*Task prompt*:
Repeat the full listing below verbatim and keep the images out.
* start Data lines *
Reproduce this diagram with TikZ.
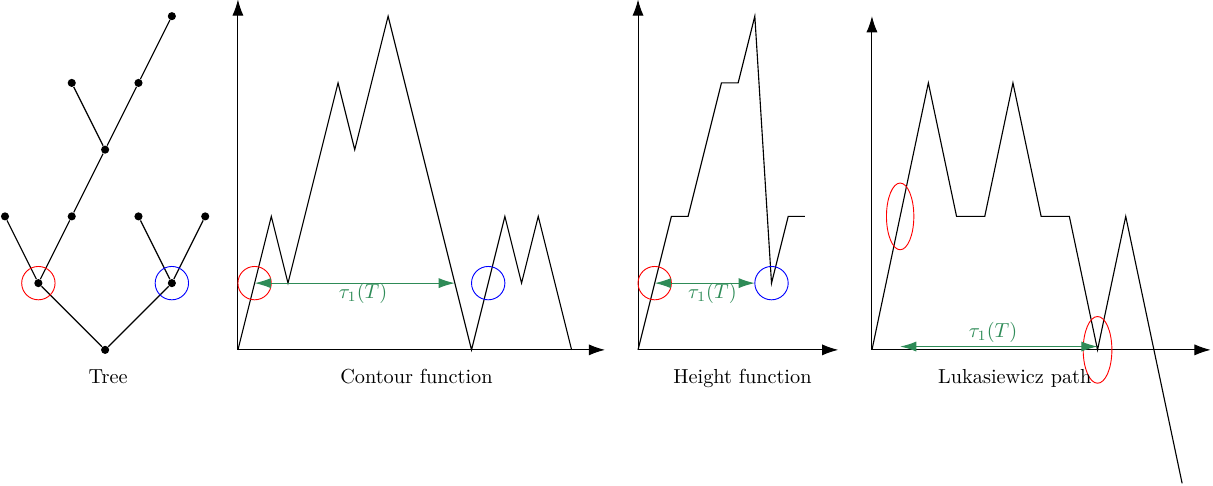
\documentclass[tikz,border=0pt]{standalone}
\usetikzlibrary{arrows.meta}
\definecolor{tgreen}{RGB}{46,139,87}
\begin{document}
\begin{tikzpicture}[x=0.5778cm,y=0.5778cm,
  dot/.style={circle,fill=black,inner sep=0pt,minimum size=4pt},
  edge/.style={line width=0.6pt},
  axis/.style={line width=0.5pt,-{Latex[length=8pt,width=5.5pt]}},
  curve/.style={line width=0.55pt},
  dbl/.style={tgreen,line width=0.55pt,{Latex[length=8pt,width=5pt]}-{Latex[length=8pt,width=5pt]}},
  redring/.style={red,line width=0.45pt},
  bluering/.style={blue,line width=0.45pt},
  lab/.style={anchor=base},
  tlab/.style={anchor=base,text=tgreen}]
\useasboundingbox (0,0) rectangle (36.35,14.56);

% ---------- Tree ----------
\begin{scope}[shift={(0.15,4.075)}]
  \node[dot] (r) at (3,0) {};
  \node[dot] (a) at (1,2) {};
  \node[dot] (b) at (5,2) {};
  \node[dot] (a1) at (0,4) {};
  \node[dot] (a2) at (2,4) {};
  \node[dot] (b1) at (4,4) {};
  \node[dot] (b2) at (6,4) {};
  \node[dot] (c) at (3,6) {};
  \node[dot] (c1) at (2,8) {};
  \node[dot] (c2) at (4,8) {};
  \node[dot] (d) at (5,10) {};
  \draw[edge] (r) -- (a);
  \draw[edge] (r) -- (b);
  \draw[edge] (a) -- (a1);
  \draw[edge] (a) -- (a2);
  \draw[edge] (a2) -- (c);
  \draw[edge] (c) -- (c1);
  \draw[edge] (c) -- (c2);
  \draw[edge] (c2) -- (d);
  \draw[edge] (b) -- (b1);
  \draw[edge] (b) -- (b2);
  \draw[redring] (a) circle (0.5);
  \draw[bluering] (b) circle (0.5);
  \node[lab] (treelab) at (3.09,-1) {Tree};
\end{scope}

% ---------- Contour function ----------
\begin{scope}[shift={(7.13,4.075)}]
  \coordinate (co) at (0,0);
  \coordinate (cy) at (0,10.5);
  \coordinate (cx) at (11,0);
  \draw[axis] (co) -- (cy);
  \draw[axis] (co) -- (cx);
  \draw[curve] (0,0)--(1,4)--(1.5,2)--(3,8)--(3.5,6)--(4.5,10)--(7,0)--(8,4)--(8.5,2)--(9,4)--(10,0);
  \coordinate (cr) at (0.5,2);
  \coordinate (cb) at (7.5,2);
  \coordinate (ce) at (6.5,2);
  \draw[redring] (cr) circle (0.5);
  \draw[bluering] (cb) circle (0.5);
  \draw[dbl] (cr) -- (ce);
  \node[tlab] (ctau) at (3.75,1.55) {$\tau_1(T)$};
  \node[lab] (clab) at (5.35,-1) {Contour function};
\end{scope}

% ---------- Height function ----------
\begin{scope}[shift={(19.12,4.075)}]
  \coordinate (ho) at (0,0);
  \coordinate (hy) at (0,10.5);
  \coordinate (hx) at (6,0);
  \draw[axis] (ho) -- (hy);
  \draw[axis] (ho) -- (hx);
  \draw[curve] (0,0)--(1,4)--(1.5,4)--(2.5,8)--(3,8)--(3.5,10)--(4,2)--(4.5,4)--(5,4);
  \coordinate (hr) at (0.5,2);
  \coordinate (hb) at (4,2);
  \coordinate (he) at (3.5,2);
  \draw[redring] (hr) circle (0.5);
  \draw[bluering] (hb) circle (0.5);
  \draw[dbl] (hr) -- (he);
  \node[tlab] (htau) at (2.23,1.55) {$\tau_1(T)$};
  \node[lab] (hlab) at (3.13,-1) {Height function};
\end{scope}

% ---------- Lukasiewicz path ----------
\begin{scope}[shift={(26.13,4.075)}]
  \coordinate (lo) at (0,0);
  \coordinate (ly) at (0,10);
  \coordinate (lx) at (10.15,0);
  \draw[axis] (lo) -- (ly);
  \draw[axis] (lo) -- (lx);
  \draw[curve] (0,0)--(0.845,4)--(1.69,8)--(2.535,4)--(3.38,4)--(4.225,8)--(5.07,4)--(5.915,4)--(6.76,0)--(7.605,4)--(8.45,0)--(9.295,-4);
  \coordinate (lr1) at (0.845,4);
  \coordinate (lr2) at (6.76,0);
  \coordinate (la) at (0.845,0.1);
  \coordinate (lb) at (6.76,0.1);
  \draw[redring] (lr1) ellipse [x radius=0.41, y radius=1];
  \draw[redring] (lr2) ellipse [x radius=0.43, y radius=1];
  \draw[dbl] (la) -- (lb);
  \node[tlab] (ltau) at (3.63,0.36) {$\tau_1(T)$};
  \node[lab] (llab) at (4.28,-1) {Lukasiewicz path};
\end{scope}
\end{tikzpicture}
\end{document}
* end Data lines *
*The result*:
Reproduce this diagram with TikZ.
\documentclass[tikz,border=0pt]{standalone}
\usetikzlibrary{arrows.meta}
\definecolor{tgreen}{RGB}{46,139,87}
\begin{document}
\begin{tikzpicture}[x=0.5778cm,y=0.5778cm,
  dot/.style={circle,fill=black,inner sep=0pt,minimum size=4pt},
  edge/.style={line width=0.6pt},
  axis/.style={line width=0.5pt,-{Latex[length=8pt,width=5.5pt]}},
  curve/.style={line width=0.55pt},
  dbl/.style={tgreen,line width=0.55pt,{Latex[length=8pt,width=5pt]}-{Latex[length=8pt,width=5pt]}},
  redring/.style={red,line width=0.45pt},
  bluering/.style={blue,line width=0.45pt},
  lab/.style={anchor=base},
  tlab/.style={anchor=base,text=tgreen}]
\useasboundingbox (0,0) rectangle (36.35,14.56);

% ---------- Tree ----------
\begin{scope}[shift={(0.15,4.075)}]
  \node[dot] (r) at (3,0) {};
  \node[dot] (a) at (1,2) {};
  \node[dot] (b) at (5,2) {};
  \node[dot] (a1) at (0,4) {};
  \node[dot] (a2) at (2,4) {};
  \node[dot] (b1) at (4,4) {};
  \node[dot] (b2) at (6,4) {};
  \node[dot] (c) at (3,6) {};
  \node[dot] (c1) at (2,8) {};
  \node[dot] (c2) at (4,8) {};
  \node[dot] (d) at (5,10) {};
  \draw[edge] (r) -- (a);
  \draw[edge] (r) -- (b);
  \draw[edge] (a) -- (a1);
  \draw[edge] (a) -- (a2);
  \draw[edge] (a2) -- (c);
  \draw[edge] (c) -- (c1);
  \draw[edge] (c) -- (c2);
  \draw[edge] (c2) -- (d);
  \draw[edge] (b) -- (b1);
  \draw[edge] (b) -- (b2);
  \draw[redring] (a) circle (0.5);
  \draw[bluering] (b) circle (0.5);
  \node[lab] (treelab) at (3.09,-1) {Tree};
\end{scope}

% ---------- Contour function ----------
\begin{scope}[shift={(7.13,4.075)}]
  \coordinate (co) at (0,0);
  \coordinate (cy) at (0,10.5);
  \coordinate (cx) at (11,0);
  \draw[axis] (co) -- (cy);
  \draw[axis] (co) -- (cx);
  \draw[curve] (0,0)--(1,4)--(1.5,2)--(3,8)--(3.5,6)--(4.5,10)--(7,0)--(8,4)--(8.5,2)--(9,4)--(10,0);
  \coordinate (cr) at (0.5,2);
  \coordinate (cb) at (7.5,2);
  \coordinate (ce) at (6.5,2);
  \draw[redring] (cr) circle (0.5);
  \draw[bluering] (cb) circle (0.5);
  \draw[dbl] (cr) -- (ce);
  \node[tlab] (ctau) at (3.75,1.55) {$\tau_1(T)$};
  \node[lab] (clab) at (5.35,-1) {Contour function};
\end{scope}

% ---------- Height function ----------
\begin{scope}[shift={(19.12,4.075)}]
  \coordinate (ho) at (0,0);
  \coordinate (hy) at (0,10.5);
  \coordinate (hx) at (6,0);
  \draw[axis] (ho) -- (hy);
  \draw[axis] (ho) -- (hx);
  \draw[curve] (0,0)--(1,4)--(1.5,4)--(2.5,8)--(3,8)--(3.5,10)--(4,2)--(4.5,4)--(5,4);
  \coordinate (hr) at (0.5,2);
  \coordinate (hb) at (4,2);
  \coordinate (he) at (3.5,2);
  \draw[redring] (hr) circle (0.5);
  \draw[bluering] (hb) circle (0.5);
  \draw[dbl] (hr) -- (he);
  \node[tlab] (htau) at (2.23,1.55) {$\tau_1(T)$};
  \node[lab] (hlab) at (3.13,-1) {Height function};
\end{scope}

% ---------- Lukasiewicz path ----------
\begin{scope}[shift={(26.13,4.075)}]
  \coordinate (lo) at (0,0);
  \coordinate (ly) at (0,10);
  \coordinate (lx) at (10.15,0);
  \draw[axis] (lo) -- (ly);
  \draw[axis] (lo) -- (lx);
  \draw[curve] (0,0)--(0.845,4)--(1.69,8)--(2.535,4)--(3.38,4)--(4.225,8)--(5.07,4)--(5.915,4)--(6.76,0)--(7.605,4)--(8.45,0)--(9.295,-4);
  \coordinate (lr1) at (0.845,4);
  \coordinate (lr2) at (6.76,0);
  \coordinate (la) at (0.845,0.1);
  \coordinate (lb) at (6.76,0.1);
  \draw[redring] (lr1) ellipse [x radius=0.41, y radius=1];
  \draw[redring] (lr2) ellipse [x radius=0.43, y radius=1];
  \draw[dbl] (la) -- (lb);
  \node[tlab] (ltau) at (3.63,0.36) {$\tau_1(T)$};
  \node[lab] (llab) at (4.28,-1) {Lukasiewicz path};
\end{scope}
\end{tikzpicture}
\end{document}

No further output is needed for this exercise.